## DATA PROVIDED:
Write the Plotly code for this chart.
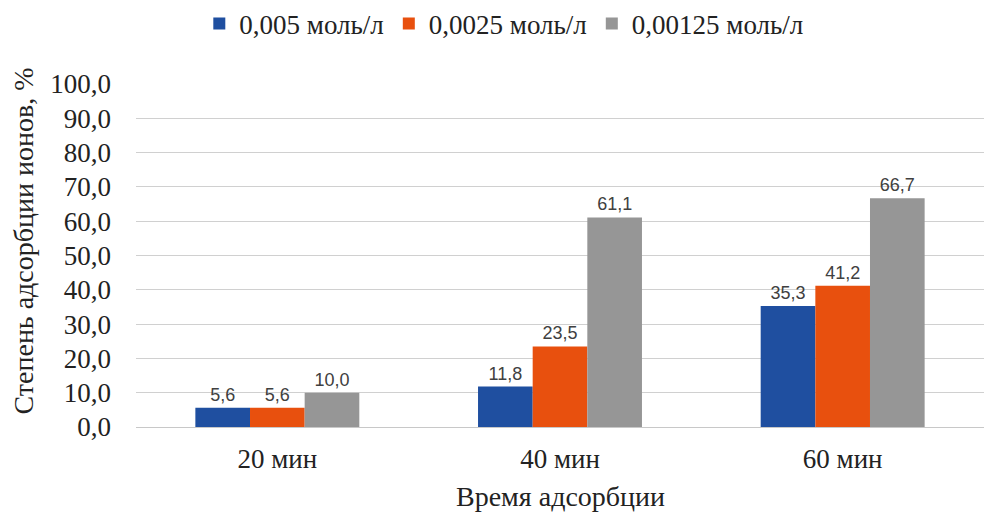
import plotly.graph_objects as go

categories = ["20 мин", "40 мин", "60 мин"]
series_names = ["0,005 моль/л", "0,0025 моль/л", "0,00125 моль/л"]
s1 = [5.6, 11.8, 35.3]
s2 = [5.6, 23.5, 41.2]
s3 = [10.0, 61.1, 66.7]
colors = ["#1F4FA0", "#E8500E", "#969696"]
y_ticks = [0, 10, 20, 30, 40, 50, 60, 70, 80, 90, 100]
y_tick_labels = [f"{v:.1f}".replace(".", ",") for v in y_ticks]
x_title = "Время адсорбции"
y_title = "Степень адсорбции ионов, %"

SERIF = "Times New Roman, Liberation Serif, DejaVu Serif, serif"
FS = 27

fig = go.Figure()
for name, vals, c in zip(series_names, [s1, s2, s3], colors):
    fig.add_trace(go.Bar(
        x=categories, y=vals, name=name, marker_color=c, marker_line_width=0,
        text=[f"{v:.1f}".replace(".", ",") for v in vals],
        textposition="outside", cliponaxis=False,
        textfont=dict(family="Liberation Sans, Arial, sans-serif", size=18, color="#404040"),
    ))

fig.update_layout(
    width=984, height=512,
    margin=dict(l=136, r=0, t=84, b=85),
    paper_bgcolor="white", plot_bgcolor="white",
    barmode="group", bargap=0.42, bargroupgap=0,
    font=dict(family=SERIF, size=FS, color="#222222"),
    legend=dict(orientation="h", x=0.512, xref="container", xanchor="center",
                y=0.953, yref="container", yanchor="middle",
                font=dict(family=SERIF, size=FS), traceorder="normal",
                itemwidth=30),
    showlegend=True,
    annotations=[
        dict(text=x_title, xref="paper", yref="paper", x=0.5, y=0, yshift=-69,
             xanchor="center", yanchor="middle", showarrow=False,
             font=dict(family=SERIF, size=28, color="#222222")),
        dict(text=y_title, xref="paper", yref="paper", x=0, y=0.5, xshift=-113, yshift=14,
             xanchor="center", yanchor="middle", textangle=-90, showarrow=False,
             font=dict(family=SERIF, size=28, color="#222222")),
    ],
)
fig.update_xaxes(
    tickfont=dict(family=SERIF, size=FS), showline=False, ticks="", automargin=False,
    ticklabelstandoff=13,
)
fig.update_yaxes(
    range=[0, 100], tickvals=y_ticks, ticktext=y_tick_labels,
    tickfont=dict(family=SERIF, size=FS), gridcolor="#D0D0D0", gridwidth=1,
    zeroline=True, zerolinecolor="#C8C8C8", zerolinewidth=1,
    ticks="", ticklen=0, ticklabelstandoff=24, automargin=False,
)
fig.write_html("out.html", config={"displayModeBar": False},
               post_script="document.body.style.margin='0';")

## WRITTEN EXERCISE:
Make an exact copy of the whole listing, but don't bring over any pictures.

## TASK RESPONSE:
Write the Plotly code for this chart.
import plotly.graph_objects as go

categories = ["20 мин", "40 мин", "60 мин"]
series_names = ["0,005 моль/л", "0,0025 моль/л", "0,00125 моль/л"]
s1 = [5.6, 11.8, 35.3]
s2 = [5.6, 23.5, 41.2]
s3 = [10.0, 61.1, 66.7]
colors = ["#1F4FA0", "#E8500E", "#969696"]
y_ticks = [0, 10, 20, 30, 40, 50, 60, 70, 80, 90, 100]
y_tick_labels = [f"{v:.1f}".replace(".", ",") for v in y_ticks]
x_title = "Время адсорбции"
y_title = "Степень адсорбции ионов, %"

SERIF = "Times New Roman, Liberation Serif, DejaVu Serif, serif"
FS = 27

fig = go.Figure()
for name, vals, c in zip(series_names, [s1, s2, s3], colors):
    fig.add_trace(go.Bar(
        x=categories, y=vals, name=name, marker_color=c, marker_line_width=0,
        text=[f"{v:.1f}".replace(".", ",") for v in vals],
        textposition="outside", cliponaxis=False,
        textfont=dict(family="Liberation Sans, Arial, sans-serif", size=18, color="#404040"),
    ))

fig.update_layout(
    width=984, height=512,
    margin=dict(l=136, r=0, t=84, b=85),
    paper_bgcolor="white", plot_bgcolor="white",
    barmode="group", bargap=0.42, bargroupgap=0,
    font=dict(family=SERIF, size=FS, color="#222222"),
    legend=dict(orientation="h", x=0.512, xref="container", xanchor="center",
                y=0.953, yref="container", yanchor="middle",
                font=dict(family=SERIF, size=FS), traceorder="normal",
                itemwidth=30),
    showlegend=True,
    annotations=[
        dict(text=x_title, xref="paper", yref="paper", x=0.5, y=0, yshift=-69,
             xanchor="center", yanchor="middle", showarrow=False,
             font=dict(family=SERIF, size=28, color="#222222")),
        dict(text=y_title, xref="paper", yref="paper", x=0, y=0.5, xshift=-113, yshift=14,
             xanchor="center", yanchor="middle", textangle=-90, showarrow=False,
             font=dict(family=SERIF, size=28, color="#222222")),
    ],
)
fig.update_xaxes(
    tickfont=dict(family=SERIF, size=FS), showline=False, ticks="", automargin=False,
    ticklabelstandoff=13,
)
fig.update_yaxes(
    range=[0, 100], tickvals=y_ticks, ticktext=y_tick_labels,
    tickfont=dict(family=SERIF, size=FS), gridcolor="#D0D0D0", gridwidth=1,
    zeroline=True, zerolinecolor="#C8C8C8", zerolinewidth=1,
    ticks="", ticklen=0, ticklabelstandoff=24, automargin=False,
)
fig.write_html("out.html", config={"displayModeBar": False},
               post_script="document.body.style.margin='0';")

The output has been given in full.